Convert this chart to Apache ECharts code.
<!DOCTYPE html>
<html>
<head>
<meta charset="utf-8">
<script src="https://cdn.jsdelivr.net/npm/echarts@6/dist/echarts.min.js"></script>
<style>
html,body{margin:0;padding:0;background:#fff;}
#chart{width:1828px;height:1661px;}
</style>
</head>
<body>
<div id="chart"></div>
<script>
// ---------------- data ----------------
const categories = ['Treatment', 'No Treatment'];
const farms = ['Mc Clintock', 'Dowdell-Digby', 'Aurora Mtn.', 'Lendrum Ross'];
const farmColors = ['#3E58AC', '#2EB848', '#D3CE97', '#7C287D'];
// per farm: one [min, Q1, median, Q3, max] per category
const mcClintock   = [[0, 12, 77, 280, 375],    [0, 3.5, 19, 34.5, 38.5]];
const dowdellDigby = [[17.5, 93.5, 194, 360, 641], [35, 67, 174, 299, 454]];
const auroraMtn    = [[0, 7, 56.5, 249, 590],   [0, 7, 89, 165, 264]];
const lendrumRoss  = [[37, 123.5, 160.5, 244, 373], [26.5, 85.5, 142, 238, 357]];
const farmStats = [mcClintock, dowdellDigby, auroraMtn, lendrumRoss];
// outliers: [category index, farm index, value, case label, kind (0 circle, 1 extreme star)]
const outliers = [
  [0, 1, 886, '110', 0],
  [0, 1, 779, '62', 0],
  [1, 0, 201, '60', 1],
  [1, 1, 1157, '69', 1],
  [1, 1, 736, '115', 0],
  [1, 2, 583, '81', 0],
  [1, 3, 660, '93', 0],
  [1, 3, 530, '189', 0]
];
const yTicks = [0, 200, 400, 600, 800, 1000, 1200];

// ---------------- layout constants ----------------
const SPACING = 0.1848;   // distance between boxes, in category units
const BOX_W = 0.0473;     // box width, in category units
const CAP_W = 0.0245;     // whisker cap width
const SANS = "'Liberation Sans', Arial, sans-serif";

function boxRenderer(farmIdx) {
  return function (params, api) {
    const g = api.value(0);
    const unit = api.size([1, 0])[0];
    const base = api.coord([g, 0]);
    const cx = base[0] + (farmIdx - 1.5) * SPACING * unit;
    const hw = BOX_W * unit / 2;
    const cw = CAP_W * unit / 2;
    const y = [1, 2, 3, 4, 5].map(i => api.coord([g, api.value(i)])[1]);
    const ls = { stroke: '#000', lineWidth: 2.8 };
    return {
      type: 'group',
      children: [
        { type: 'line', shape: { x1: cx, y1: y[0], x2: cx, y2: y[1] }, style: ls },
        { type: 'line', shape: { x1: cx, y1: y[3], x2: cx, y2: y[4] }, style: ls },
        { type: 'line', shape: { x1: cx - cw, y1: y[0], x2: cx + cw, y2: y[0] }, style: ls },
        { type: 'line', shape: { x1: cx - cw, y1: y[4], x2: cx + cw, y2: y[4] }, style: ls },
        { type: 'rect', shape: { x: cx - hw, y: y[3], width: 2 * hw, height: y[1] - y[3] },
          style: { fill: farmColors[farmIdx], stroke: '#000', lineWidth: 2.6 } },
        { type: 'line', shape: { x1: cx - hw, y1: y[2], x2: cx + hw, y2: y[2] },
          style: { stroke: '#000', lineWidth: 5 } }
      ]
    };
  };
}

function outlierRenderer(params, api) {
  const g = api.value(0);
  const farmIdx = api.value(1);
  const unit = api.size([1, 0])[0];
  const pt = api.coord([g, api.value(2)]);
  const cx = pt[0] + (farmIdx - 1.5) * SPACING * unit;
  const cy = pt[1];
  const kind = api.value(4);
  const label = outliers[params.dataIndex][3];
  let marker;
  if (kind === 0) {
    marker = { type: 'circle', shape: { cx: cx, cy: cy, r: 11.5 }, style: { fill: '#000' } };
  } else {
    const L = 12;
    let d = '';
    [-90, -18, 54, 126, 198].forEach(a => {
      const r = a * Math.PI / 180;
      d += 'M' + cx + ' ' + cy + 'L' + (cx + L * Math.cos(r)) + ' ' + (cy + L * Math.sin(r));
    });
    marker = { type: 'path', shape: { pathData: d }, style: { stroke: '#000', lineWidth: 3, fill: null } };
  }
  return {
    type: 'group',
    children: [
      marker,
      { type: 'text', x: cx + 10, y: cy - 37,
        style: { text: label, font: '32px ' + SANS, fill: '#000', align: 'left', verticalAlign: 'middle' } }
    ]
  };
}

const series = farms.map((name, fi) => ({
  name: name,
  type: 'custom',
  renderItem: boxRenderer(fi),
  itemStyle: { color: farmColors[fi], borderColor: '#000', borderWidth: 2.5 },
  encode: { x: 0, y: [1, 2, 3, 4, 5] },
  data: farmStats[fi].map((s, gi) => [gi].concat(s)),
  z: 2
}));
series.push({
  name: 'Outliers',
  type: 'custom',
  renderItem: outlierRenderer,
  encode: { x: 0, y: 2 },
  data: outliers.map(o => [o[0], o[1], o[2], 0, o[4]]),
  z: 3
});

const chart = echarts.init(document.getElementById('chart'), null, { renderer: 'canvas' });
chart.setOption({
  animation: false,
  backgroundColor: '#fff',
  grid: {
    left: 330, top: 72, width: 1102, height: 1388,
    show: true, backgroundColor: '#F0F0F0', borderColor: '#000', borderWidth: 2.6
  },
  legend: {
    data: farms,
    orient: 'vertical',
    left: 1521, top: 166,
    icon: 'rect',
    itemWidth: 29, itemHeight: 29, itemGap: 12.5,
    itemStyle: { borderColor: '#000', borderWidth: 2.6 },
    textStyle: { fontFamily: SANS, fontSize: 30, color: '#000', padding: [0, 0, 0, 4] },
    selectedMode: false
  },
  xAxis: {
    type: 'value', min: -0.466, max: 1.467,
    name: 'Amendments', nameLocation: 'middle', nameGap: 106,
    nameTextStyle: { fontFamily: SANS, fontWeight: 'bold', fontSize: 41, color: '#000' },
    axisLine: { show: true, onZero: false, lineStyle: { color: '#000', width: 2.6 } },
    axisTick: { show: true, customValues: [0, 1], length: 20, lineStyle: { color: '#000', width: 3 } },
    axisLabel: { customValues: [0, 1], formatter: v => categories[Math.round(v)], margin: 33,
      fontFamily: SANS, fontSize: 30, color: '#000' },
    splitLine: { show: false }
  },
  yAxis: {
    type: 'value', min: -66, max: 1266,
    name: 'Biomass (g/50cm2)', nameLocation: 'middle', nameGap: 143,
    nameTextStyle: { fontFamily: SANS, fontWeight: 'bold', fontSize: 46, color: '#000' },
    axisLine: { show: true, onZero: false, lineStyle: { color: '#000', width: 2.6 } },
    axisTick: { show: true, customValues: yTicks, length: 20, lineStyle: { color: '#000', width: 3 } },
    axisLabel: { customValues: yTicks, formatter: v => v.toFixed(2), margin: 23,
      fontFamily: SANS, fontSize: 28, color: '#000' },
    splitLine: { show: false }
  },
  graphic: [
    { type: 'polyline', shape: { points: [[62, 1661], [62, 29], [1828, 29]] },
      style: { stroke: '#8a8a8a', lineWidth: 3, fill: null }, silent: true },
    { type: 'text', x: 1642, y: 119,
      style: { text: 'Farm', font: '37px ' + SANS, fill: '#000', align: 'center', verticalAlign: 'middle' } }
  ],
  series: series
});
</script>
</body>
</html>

*****

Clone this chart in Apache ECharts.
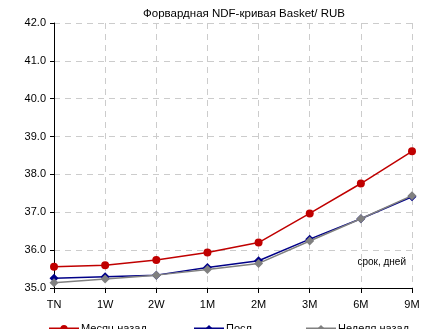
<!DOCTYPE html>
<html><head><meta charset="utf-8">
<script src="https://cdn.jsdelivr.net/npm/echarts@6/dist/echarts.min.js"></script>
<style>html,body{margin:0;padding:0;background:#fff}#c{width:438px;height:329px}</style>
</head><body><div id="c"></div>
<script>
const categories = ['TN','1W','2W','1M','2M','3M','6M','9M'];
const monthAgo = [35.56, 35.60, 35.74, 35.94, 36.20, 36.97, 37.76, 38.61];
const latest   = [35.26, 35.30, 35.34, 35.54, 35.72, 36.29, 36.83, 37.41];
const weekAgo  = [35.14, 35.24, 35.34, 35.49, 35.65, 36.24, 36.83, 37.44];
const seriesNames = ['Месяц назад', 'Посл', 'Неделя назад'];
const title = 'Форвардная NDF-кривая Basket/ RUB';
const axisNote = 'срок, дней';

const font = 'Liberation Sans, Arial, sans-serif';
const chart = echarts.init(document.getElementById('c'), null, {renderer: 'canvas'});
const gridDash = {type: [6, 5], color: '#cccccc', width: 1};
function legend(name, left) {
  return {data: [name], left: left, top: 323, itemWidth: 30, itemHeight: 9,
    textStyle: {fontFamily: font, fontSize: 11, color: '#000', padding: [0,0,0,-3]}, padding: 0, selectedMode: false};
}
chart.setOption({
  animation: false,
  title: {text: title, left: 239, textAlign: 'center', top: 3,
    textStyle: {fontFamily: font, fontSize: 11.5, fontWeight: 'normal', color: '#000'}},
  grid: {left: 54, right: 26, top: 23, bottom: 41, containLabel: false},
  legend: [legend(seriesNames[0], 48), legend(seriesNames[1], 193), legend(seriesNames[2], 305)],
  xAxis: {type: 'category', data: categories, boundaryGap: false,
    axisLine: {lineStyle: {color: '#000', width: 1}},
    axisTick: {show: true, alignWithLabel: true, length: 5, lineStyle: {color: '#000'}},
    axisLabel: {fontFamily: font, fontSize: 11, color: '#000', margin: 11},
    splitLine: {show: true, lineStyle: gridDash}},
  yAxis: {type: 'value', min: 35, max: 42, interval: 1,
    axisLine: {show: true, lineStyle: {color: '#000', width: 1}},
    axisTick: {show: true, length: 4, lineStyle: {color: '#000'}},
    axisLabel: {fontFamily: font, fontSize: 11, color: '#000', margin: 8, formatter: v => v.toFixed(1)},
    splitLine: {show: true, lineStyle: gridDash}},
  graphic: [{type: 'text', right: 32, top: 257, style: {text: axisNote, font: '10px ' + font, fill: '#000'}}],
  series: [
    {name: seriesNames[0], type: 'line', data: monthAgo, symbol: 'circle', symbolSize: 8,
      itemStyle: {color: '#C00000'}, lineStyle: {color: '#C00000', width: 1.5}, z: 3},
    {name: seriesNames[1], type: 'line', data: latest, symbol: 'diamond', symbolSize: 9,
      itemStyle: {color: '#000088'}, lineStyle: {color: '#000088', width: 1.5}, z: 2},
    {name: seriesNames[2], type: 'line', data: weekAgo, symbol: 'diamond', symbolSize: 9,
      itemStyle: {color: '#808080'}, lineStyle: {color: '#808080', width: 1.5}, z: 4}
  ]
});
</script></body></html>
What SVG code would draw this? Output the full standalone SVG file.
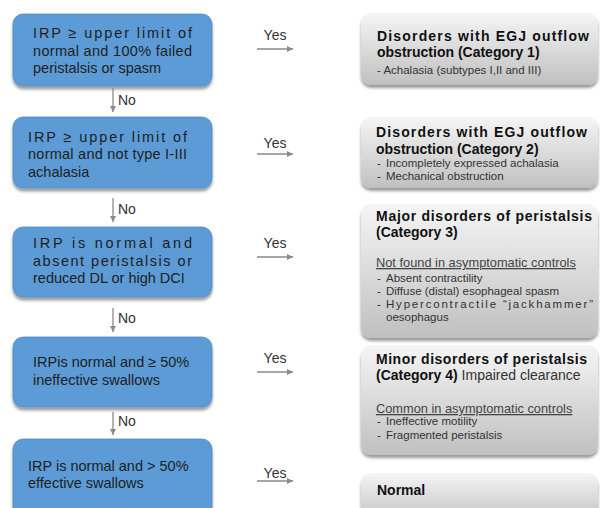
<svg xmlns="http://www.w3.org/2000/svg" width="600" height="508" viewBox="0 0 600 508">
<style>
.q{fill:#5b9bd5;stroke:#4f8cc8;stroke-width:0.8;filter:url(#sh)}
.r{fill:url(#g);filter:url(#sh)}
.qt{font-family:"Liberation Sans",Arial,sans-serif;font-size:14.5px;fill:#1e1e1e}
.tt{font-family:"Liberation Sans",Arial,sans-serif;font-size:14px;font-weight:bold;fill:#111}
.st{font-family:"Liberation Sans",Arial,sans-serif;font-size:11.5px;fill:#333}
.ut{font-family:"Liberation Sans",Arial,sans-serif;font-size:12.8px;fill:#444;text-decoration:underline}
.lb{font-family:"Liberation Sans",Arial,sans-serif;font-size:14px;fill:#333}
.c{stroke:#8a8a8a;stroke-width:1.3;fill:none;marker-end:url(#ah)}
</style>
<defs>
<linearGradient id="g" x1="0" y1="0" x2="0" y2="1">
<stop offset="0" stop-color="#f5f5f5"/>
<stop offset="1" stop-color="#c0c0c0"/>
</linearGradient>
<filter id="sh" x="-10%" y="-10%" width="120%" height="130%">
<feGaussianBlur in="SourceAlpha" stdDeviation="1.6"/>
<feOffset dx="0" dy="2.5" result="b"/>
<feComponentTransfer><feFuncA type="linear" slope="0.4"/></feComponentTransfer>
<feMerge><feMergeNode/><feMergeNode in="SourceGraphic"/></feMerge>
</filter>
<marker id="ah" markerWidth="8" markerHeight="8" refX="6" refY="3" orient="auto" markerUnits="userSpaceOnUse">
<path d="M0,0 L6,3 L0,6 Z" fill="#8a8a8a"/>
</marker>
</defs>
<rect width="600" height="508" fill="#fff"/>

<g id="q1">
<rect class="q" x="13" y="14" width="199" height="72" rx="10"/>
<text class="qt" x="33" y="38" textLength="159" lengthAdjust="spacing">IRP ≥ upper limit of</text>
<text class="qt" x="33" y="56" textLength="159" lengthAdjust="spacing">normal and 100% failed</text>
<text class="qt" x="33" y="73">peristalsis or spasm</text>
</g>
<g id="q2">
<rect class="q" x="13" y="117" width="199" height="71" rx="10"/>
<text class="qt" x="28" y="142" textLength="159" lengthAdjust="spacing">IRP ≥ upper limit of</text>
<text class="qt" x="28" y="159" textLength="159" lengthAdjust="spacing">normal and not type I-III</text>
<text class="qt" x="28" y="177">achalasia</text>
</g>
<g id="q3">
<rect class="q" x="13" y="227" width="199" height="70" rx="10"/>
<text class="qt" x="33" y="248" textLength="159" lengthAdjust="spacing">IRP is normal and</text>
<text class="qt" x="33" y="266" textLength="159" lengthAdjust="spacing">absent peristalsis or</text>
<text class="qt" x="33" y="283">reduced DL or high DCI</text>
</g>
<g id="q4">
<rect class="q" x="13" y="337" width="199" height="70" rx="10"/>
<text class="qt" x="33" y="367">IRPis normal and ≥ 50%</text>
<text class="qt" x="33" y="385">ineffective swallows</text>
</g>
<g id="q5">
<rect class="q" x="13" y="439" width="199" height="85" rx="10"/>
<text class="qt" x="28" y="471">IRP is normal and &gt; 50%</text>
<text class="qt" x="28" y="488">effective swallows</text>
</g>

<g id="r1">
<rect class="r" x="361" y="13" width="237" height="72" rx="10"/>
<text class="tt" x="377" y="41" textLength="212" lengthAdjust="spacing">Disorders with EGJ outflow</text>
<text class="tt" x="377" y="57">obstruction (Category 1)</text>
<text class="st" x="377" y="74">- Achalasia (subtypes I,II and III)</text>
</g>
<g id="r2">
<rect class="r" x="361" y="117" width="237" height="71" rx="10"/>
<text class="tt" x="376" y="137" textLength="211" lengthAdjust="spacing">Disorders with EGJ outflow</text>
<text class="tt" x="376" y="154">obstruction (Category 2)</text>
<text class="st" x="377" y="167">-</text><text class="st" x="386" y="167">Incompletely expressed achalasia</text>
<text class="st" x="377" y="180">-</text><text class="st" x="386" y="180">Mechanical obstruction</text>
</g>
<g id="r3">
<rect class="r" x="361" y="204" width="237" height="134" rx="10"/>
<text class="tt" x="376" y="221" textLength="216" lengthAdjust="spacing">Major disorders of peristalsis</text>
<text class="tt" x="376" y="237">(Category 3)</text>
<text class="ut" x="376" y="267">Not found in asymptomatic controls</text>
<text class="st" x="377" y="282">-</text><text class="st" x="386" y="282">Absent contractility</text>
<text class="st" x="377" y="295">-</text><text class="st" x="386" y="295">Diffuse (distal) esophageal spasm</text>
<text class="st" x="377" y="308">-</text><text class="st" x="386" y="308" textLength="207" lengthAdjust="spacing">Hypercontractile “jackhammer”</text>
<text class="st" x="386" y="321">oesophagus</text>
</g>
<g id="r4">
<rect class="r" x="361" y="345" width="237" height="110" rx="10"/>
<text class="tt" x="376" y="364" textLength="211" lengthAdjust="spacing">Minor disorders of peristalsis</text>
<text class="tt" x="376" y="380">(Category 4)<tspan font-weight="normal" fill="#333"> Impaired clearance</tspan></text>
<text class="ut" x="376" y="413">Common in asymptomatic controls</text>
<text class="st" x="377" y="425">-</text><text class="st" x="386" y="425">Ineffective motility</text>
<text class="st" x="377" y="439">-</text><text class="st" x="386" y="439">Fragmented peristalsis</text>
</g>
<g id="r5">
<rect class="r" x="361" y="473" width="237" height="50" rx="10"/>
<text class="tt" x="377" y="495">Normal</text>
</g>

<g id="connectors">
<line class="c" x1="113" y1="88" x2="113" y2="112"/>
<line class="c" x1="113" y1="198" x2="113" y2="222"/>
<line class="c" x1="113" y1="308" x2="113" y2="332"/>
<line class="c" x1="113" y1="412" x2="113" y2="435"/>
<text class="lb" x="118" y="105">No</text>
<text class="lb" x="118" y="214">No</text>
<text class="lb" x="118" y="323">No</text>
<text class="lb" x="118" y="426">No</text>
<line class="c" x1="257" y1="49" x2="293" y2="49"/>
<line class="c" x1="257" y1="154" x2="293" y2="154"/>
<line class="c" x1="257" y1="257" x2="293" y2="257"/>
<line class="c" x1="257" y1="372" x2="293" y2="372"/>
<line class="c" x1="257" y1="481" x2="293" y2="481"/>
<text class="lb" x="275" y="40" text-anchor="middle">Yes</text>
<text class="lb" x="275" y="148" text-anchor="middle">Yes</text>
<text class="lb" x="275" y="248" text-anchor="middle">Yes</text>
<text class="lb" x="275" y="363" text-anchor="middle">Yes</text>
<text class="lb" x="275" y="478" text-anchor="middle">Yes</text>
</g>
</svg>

*****

REQUIRED TASK
Without any pictures, set down the lines from the one holding "Clone this chart in Apache ECharts." through the one holding "const axisNote = 'срок, дней';".

WORKED ANSWER
Clone this chart in Apache ECharts.
<!DOCTYPE html>
<html><head><meta charset="utf-8">
<script src="https://cdn.jsdelivr.net/npm/echarts@6/dist/echarts.min.js"></script>
<style>html,body{margin:0;padding:0;background:#fff}#c{width:438px;height:329px}</style>
</head><body><div id="c"></div>
<script>
const categories = ['TN','1W','2W','1M','2M','3M','6M','9M'];
const monthAgo = [35.56, 35.60, 35.74, 35.94, 36.20, 36.97, 37.76, 38.61];
const latest   = [35.26, 35.30, 35.34, 35.54, 35.72, 36.29, 36.83, 37.41];
const weekAgo  = [35.14, 35.24, 35.34, 35.49, 35.65, 36.24, 36.83, 37.44];
const seriesNames = ['Месяц назад', 'Посл', 'Неделя назад'];
const title = 'Форвардная NDF-кривая Basket/ RUB';
const axisNote = 'срок, дней';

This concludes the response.